June 17, 2019 at 10:39 AM
5 minute read
The U.S. Supreme Court on Monday refused to overrule a 170-year-old exception to the constitutional prohibition against prosecuting someone more than once for the same offense.
The exception to the Constitution's double jeopardy clause, known as the “dual sovereignty doctrine,” allows a state to prosecute a defendant under state law even if the federal government has prosecuted him or her for the same conduct under federal law.
“We have long held that a crime under one sovereign's laws is not 'the same offence' as a crime under the laws of another sovereign,” wrote Justice Samuel Alito Jr. for the 7-2 majority in Gamble v. United States. “We see no reason to abandon the sovereign-specific reading of the phrase 'same offence,' from which the dual-sovereignty rule immediately follows.”
Alito said that fidelity to the double jeopardy clause's text “does more than honor the formal difference between two distinct criminal codes. It honors the substantive differences between the interests that two sovereigns can have in punishing the same act.”
Justices Ruth Bader Ginsburg and Neil Gorsuch wrote separately in dissents.
“A free society does not allow its government to try the same individual for the same crime until it's happy with the result. Unfortunately, the court today endorses a colossal exception to this ancient rule against double jeopardy,” Gorsuch wrote in his dissent.

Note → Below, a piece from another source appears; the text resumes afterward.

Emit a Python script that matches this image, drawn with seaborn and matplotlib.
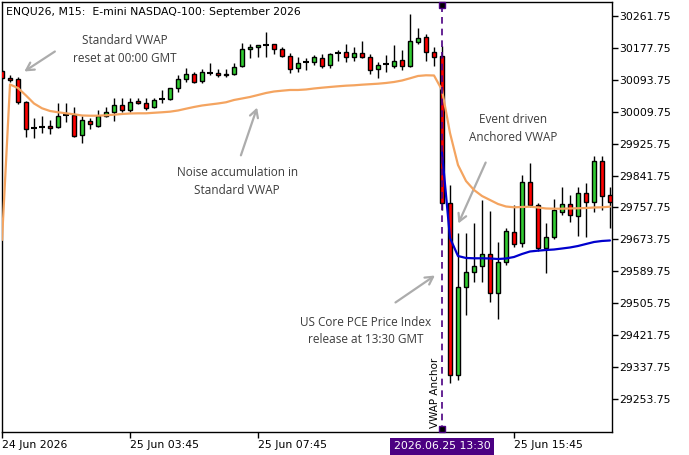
import numpy as np
import pandas as pd
import seaborn as sns
import matplotlib.pyplot as plt

# M15 bars, first visible bar is 24 Jun 23:45
bar_times = pd.date_range("2026-06-24 23:45", periods=77, freq="15min")

opens = [30116.4, 30098.0, 30095.4, 30035.7, 29967.0, 29970.0, 29972.7, 29968.4, 30000.0, 30000.8,
         29948.2, 29985.0, 29972.7, 29998.9, 30009.5, 30027.1, 30013.9, 30037.6, 30031.5, 30022.6,
         30042.0, 30042.0, 30071.0, 30094.6, 30107.7, 30090.9, 30110.4, 30110.4, 30107.2, 30108.5,
         30129.6, 30173.4, 30178.7, 30184.7, 30186.6, 30173.4, 30155.8, 30123.5, 30139.3, 30139.3,
         30149.8, 30132.2, 30164.5, 30165.6, 30154.0, 30162.9, 30152.4, 30120.9, 30134.8, 30130.3,
         30145.3, 30130.3, 30193.4, 30205.0, 30165.6, 30155.8, 29768.7, 29317.5, 29548.0, 29587.4,
         29604.7, 29635.5, 29533.8, 29615.2, 29694.1, 29663.6, 29825.5, 29764.3, 29650.5, 29681.0,
         29746.7, 29766.9, 29736.1, 29795.0, 29772.9, 29879.9, 29790.5]
highs = [30119.0, 30105.9, 30100.6, 30037.6, 29993.7, 29998.2, 29986.8, 30031.5, 30031.5, 30022.6,
         29998.2, 29992.1, 30013.9, 30022.6, 30046.2, 30046.2, 30046.2, 30046.2, 30044.7, 30044.7,
         30066.5, 30071.0, 30105.9, 30123.5, 30114.6, 30120.9, 30136.6, 30120.9, 30120.9, 30138.2,
         30189.2, 30187.4, 30185.5, 30219.7, 30186.6, 30180.3, 30162.9, 30152.4, 30149.8, 30158.5,
         30161.1, 30162.9, 30171.6, 30186.6, 30180.3, 30195.3, 30160.3, 30139.3, 30158.5, 30184.7,
         30171.6, 30265.4, 30228.6, 30212.9, 30180.3, 30182.1, 29816.8, 29689.9, 29689.9, 29717.7,
         29777.4, 29748.5, 29667.8, 29703.0, 29764.3, 29843.1, 29873.8, 29768.7, 29717.7, 29779.2,
         29812.4, 29790.5, 29812.4, 29821.3, 29893.0, 29893.0, 29812.4]
lows = [30095.4, 30087.5, 30028.9, 29943.7, 29939.5, 29952.7, 29951.6, 29965.8, 29983.2, 29943.7,
        29926.4, 29964.0, 29970.0, 29996.3, 29985.0, 30009.5, 30007.9, 30028.9, 30013.9, 30018.4,
        30033.1, 30040.2, 30062.0, 30088.3, 30084.1, 30084.1, 30105.9, 30101.4, 30101.4, 30105.9,
        30127.7, 30149.8, 30154.0, 30154.0, 30160.3, 30154.0, 30111.9, 30114.6, 30119.0, 30132.2,
        30125.1, 30125.1, 30142.7, 30140.9, 30142.7, 30151.4, 30108.5, 30098.8, 30114.6, 30123.5,
        30119.0, 30127.7, 30186.6, 30142.7, 30130.3, 29751.1, 29295.7, 29304.4, 29475.2, 29562.7,
        29562.7, 29510.1, 29463.9, 29606.6, 29654.7, 29654.7, 29759.8, 29644.2, 29586.3, 29674.1,
        29738.0, 29720.4, 29682.8, 29681.0, 29746.7, 29751.1, 29703.0]
closes = [30098.0, 30092.8, 30035.7, 29964.0, 29967.0, 29970.0, 29965.8, 29998.2, 30000.0, 29945.6,
          29987.6, 29976.3, 29998.2, 30009.5, 30027.1, 30013.9, 30034.2, 30031.5, 30018.4, 30040.2,
          30042.0, 30071.0, 30094.6, 30107.7, 30088.3, 30113.0, 30110.4, 30105.9, 30106.5, 30127.7,
          30173.4, 30178.7, 30184.7, 30184.7, 30173.4, 30155.8, 30120.9, 30138.2, 30139.3, 30154.0,
          30130.3, 30160.3, 30164.5, 30154.0, 30162.9, 30154.0, 30118.3, 30132.2, 30134.8, 30142.7,
          30130.3, 30195.3, 30202.3, 30165.6, 30154.0, 29768.7, 29317.5, 29548.0, 29587.4, 29604.0,
          29635.5, 29533.8, 29613.7, 29696.7, 29661.8, 29825.5, 29764.3, 29650.5, 29681.0, 29751.1,
          29766.9, 29738.0, 29795.0, 29772.9, 29879.9, 29787.9, 29772.9]

# standard VWAP (daily reset at 00:00 GMT)
std_vwap = [29672.3, 30080.9, 30071.7, 30052.0, 30031.0, 30018.4, 30011.3, 30007.9, 30005.2, 30002.6,
            29999.5, 29998.9, 29998.9, 30000.0, 30001.6, 30003.4, 30004.7, 30005.2, 30005.2, 30006.6,
            30007.9, 30009.5, 30012.6, 30017.3, 30021.8, 30025.7, 30028.4, 30031.0, 30034.2, 30040.2,
            30044.1, 30048.1, 30053.3, 30058.6, 30062.5, 30064.6, 30066.5, 30066.5, 30067.8, 30070.4,
            30072.5, 30074.4, 30076.2, 30077.8, 30078.8, 30080.4, 30081.7, 30083.0, 30084.9, 30087.5,
            30091.4, 30097.2, 30103.3, 30105.1, 30104.6, 30066.5, 29953.5, 29869.4, 29827.3, 29803.7,
            29787.9, 29777.4, 29766.9, 29760.3, 29758.2, 29759.0, 29759.8, 29757.7, 29755.1, 29754.5,
            29754.5, 29755.1, 29755.6, 29756.4, 29757.7, 29758.2, 29759.8]

# anchored VWAP, starts at the 13:30 bar
anchor_time = "2026-06-25 13:30"
anch_vwap = [29903.5, 29677.5, 29630.2, 29625.0, 29624.2, 29624.2, 29623.7, 29622.3, 29623.7, 29627.6,
             29635.5, 29642.1, 29644.2, 29646.0, 29647.3, 29649.9, 29652.6, 29656.5, 29661.8, 29667.0,
             29669.7, 29671.0]

y_ticks = [30261.75, 30177.75, 30093.75, 30009.75, 29925.75, 29841.75, 29757.75, 29673.75,
           29589.75, 29505.75, 29421.75, 29337.75, 29253.75]
x_tick_times = ["2026-06-24 23:45", "2026-06-25 03:45", "2026-06-25 07:45", "2026-06-25 15:45"]
x_tick_labels = ["24 Jun 2026", "25 Jun 03:45", "25 Jun 07:45", "25 Jun 15:45"]

sns.set_theme(style="white")
plt.rcParams["font.family"] = ["DejaVu Sans"]

df = pd.DataFrame({"time": bar_times, "open": opens, "high": highs, "low": lows,
                   "close": closes, "vwap": std_vwap})
df["bar"] = np.arange(len(df))
anchor_bar = int(df.index[df["time"] == pd.Timestamp(anchor_time)][0])
df_anch = pd.DataFrame({"bar": np.arange(anchor_bar, anchor_bar + len(anch_vwap)), "vwap": anch_vwap})

fig = plt.figure(figsize=(6.89, 4.55), dpi=100)
ax = fig.add_axes([2 / 689, 23 / 455, 610 / 689, 430 / 455])

# candles
up = df[df["close"] > df["open"]]
dn = df[df["close"] < df["open"]]
dj = df[df["close"] == df["open"]]
ax.vlines(df["bar"], df["low"], df["high"], color="black", lw=1, zorder=2)
ax.bar(up["bar"], up["close"] - up["open"], bottom=up["open"], width=0.62,
       color="#32cd32", edgecolor="black", lw=1, zorder=3)
ax.bar(dn["bar"], dn["open"] - dn["close"], bottom=dn["close"], width=0.62,
       color="#ff0000", edgecolor="black", lw=1, zorder=3)
ax.hlines(dj["open"], dj["bar"] - 0.35, dj["bar"] + 0.35, color="black", lw=1.5, zorder=3)

# vwap lines
sns.lineplot(data=df, x="bar", y="vwap", color="#f4a460", lw=1.6, ax=ax, zorder=4)
sns.lineplot(data=df_anch, x="bar", y="vwap", color="#0000cd", lw=1.6, ax=ax, zorder=5)

# anchor line
anchor_col = "#4b0082"
ax.axvline(anchor_bar, color=anchor_col, lw=1.2, ls=(0, (4, 3)), zorder=6)
trans = ax.get_xaxis_transform()
ax.plot([anchor_bar, anchor_bar], [0.006, 0.994], ls="none", marker="s", ms=4,
        mfc="black", mec=anchor_col, transform=trans, clip_on=False, zorder=7)
ax.text(anchor_bar - 0.2, 0.01, "VWAP Anchor", rotation=90, ha="right", va="bottom",
        fontsize=7.5, color="black", transform=trans)
ax.text(anchor_bar, -0.022, "2026.06.25 13:30", ha="center", va="top", fontsize=7.8,
        color="white", transform=trans, clip_on=False,
        bbox=dict(boxstyle="square,pad=0.32", fc=anchor_col, ec="none"))

# notes and arrows
note_kw = dict(ha="center", va="center", fontsize=8.5, color="#3c3c3c",
               family="Open Sans", linespacing=1.45)
arrow_kw = dict(arrowstyle="->,head_length=0.45,head_width=0.25", color="#acacac", lw=1.6)
ax.text(15.4, 30172.9, "Standard VWAP\nreset at 00:00 GMT", **note_kw)
ax.annotate("", xy=(2.5, 30111.2), xytext=(6.9, 30171.6), arrowprops=arrow_kw)
ax.text(29.4, 29826.0, "Noise accumulation in\nStandard VWAP", **note_kw)
ax.annotate("", xy=(32.0, 30027.1), xytext=(29.75, 29887.8), arrowprops=arrow_kw)
ax.text(63.9, 29965.3, "Event driven\nAnchored VWAP", **note_kw)
ax.annotate("", xy=(56.9, 29709.0), xytext=(60.6, 29882.5), arrowprops=arrow_kw)
ax.text(45.5, 29433.1, "US Core PCE Price Index\nrelease at 13:30 GMT", **note_kw)
ax.annotate("", xy=(54.4, 29583.0), xytext=(48.9, 29504.0), arrowprops=arrow_kw)

fig.text(6 / 689, 1 - 12 / 455, "ENQU26, M15:  E-mini NASDAQ-100: September 2026",
         ha="left", va="center", fontsize=7.8, color="black")

# axes
ax.set_xlim(0, 76.25)
ax.set_ylim(29167.7, 30297.7)
ax.yaxis.tick_right()
ax.set_yticks(y_ticks)
ax.set_yticklabels([f"{v:.2f}" for v in y_ticks])
x_tick_bars = [int(df.index[df["time"] == pd.Timestamp(t)][0]) for t in x_tick_times]
ax.set_xticks(x_tick_bars)
ax.set_xticklabels(x_tick_labels)
for lbl in ax.get_xticklabels():
    lbl.set_ha("left")
ax.tick_params(axis="both", direction="out", length=4, width=1, color="black",
               labelsize=7.8, labelcolor="black", pad=1.5)
ax.tick_params(axis="y", right=True, left=False)
ax.tick_params(axis="x", bottom=True)
for s in ax.spines.values():
    s.set_color("black")
    s.set_linewidth(1)
ax.set_xlabel("")
ax.set_ylabel("")
ax.grid(False)

fig.savefig("out.png", dpi=100, facecolor="white")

Alito rejoined: “The United States is a federal republic; it is not, contrary to Justice Gorsuch's suggestion, a unitary state like the United Kingdom.”
Ginsburg said in her dissent: “Different parts of the 'WHOLE' United States should not be positioned to prosecute a defendant a second time for the same offense. I would reverse Gamble's federal conviction.”
Terance Gamble is an Alabama man who was convicted and sentenced in state and federal prosecutions for the same crime: felon in possession of a firearm. Gamble, represented by Jones Day partner Louis Chaiten, had asked the justices to overrule a doctrine known as the “separate sovereigns” exception to the Fifth Amendment's double jeopardy clause.
Gamble's case initially drew considerable attention because of its potential import for Special Counsel Robert Mueller III's possible federal prosecutions of Russian interference in the 2016 election and involvement of the Trump campaign. Without the separate sovereigns exception, states would be barred from pursuing parallel prosecutions under their state laws.
The outcome of the case was being closely watched for its potential impact on state prosecutions of Paul Manafort, the former Trump campaign manager convicted in federal court in Washington and Virginia on various financial and lobbying crimes. Separately, state prosecutors have brought charges in New York.
During arguments in December, a number of justices appeared skeptical of Chaiten's position. Chaiten emphasized that the separate sovereigns exception was inconsistent with the original meaning of the double jeopardy clause as well as its text and purpose.
Justice Brett Kavanaugh, himself a self-described originalist, said that argument conflicted with “another part of the original understanding—stare decisis” (standing by precedent). Justice Elena Kagan told Chaiten that his argument seemed “a little bit one-note” and that he needed to offer more in order to persuade her to overrule the exception.
At oral argument, Ginsburg told Assistant to the Solicitor General Eric Feigin that the separate sovereigns doctrine has been “widely criticized” by federal judges and academics.
Feigin responded that many of those critical comments also recognized that “some exceptions are necessary, and that successive prosecutions and separate prosecutions are sometimes necessary to vindicate particular sovereign interests.”
Eliminating the exception, Feigin warned, would create a host of practical problems, including deterring cooperation, encouraging aggressive prosecutions, a race to the courthouse, and defendants trying to play each sovereign against the other.
Chaiten, in rebuttal, told the court that at least 20 states do not have the separate sovereigns exception, and at least 37 with respect to certain crimes. “It also seems to have worked out OK,” he said.
Texas Solicitor General Kyle Hawkins shared argument time with Feigin on behalf of a coalition of 36 states.